A sweeping view of our blind's north pond.

A sweeping view of our blind’s north pond.

Got out there late this Sunday, my first time hunting it, so missed the morning flight. As the sun crested, the sky was visited frequently by large flocks of geese, but few ducks, all high.

Early on, a flight of Wigeon swept up behind me and was gone too soon for a shot; one of the downsides of hunting alone, so often being off by those crucial few degrees and neck aching from a day of trying to cover all 360.

Heard other blinds on the property fire on a few rare flocks of dark shapes, saw a few fall.

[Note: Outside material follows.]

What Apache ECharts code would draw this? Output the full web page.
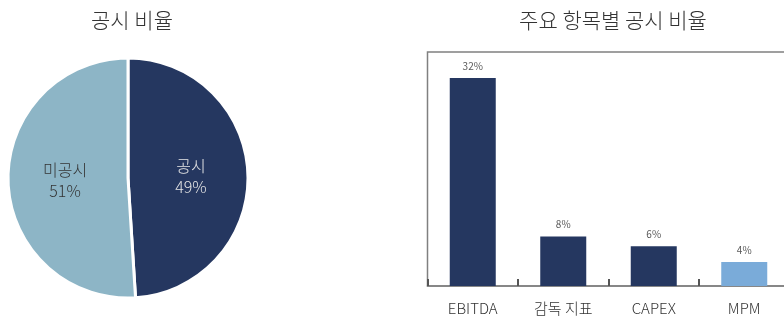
<!DOCTYPE html>
<html><head><meta charset="utf-8">
<script src="https://cdn.jsdelivr.net/npm/echarts@6/dist/echarts.min.js"></script>
<style>html,body{margin:0;padding:0;background:#fff;overflow:hidden}#c{width:792px;height:320px}</style>
</head><body><div id="c"></div>
<script>
const pieNames = ['공시', '미공시'];
const pieValues = [49, 51];
const barCategories = ['EBITDA', '감독 지표', 'CAPEX', 'MPM'];
const barValues = [32, 7.6, 6.1, 3.7];

const font = '"Noto Sans CJK KR", "Noto Sans", sans-serif';
const navy = '#253760';
const chart = echarts.init(document.getElementById('c'), null, {renderer: 'canvas'});
chart.setOption({
  animation: false,
  textStyle: {fontFamily: font},
  title: [
    {text: '공시 비율', left: 127, top: 5, textAlign: 'center',
     textStyle: {fontFamily: font, fontSize: 21, fontWeight: 300, color: '#333'}},
    {text: '주요 항목별 공시 비율', left: 608, top: 5, textAlign: 'center',
     textStyle: {fontFamily: font, fontSize: 21, fontWeight: 300, color: '#333'}}
  ],
  grid: {left: 427.5, top: 52, width: 362, height: 234, show: true, borderColor: '#808080', borderWidth: 1.5, backgroundColor: 'transparent'},
  xAxis: {
    type: 'category', data: barCategories,
    axisLine: {lineStyle: {color: '#808080', width: 1.5}},
    axisTick: {show: true, inside: true, length: 7, lineStyle: {color: '#555', width: 2}},
    axisLabel: {fontFamily: font, fontSize: 15, fontWeight: 300, color: '#333', margin: 15}
  },
  yAxis: {type: 'value', min: 0, max: 36, show: false, splitLine: {show: false}},
  series: [
    {
      type: 'pie', center: [128, 178], radius: 120, startAngle: 90, clockwise: true,
      data: pieNames.map((n, i) => ({name: n, value: pieValues[i],
        itemStyle: {color: i === 0 ? navy : '#8db5c6'},
        label: {color: i === 0 ? '#e6e6e6' : '#333'}})),
      itemStyle: {borderColor: '#fff', borderWidth: 3},
      label: {show: true, position: 'inside', fontFamily: font, fontSize: 16, fontWeight: 300, lineHeight: 21,
        formatter: p => p.name + '\n' + p.value + '%'},
      labelLine: {show: false}
    },
    {
      type: 'bar', barWidth: 46,
      data: barValues.map((v, i) => ({value: v, itemStyle: {color: i === 3 ? '#7aabd9' : navy}})),
      label: {show: true, position: 'top', distance: 7, fontFamily: font, fontSize: 10, color: '#595959',
        formatter: p => Math.round(p.value) + '%'}
    }
  ]
});
</script></body></html>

A guide was set up in force for snows just off the property, and his clients banged away freely, usually just when it looked like other geese might be headed my way. That part smacked of refuge hunting; the excitement that a couple of birds finally want to work your pond and BOOM BOOM, shots from somewhere else at something else ruin it. On my second lease, I think I’ll make sure there’s not a guide next door.

A small group of specks finally coasted up the center of our blind’s north pond. I took two shots at the one closest, crumpling it. The dog had her nose pointing toward the south pond, which wasn’t a problem; the powerful wind pushed that dead bird over my head and hers and halfway into that one. Other flights of specks stayed high, or had already learned that crossing checks can be fatal.

Just when it seemed like time to pack it up, a lone snow squawked nearby. I peered over the dog’s tent and there it was, practically suspended against the wind, a juvie blue that hadn’t yet been taught to fear a cleared section of check. I fired once, and again the wind carried the folded bird 70 yards down the line of brush between ponds.

By noon I was back at the truck, sharing some left over fried chicken with Schatzie, then on toward home. It would have been a good hunt anywhere, a speck and a blue on the strap, but that it was my first hunt on our lease made it one I won’t forget.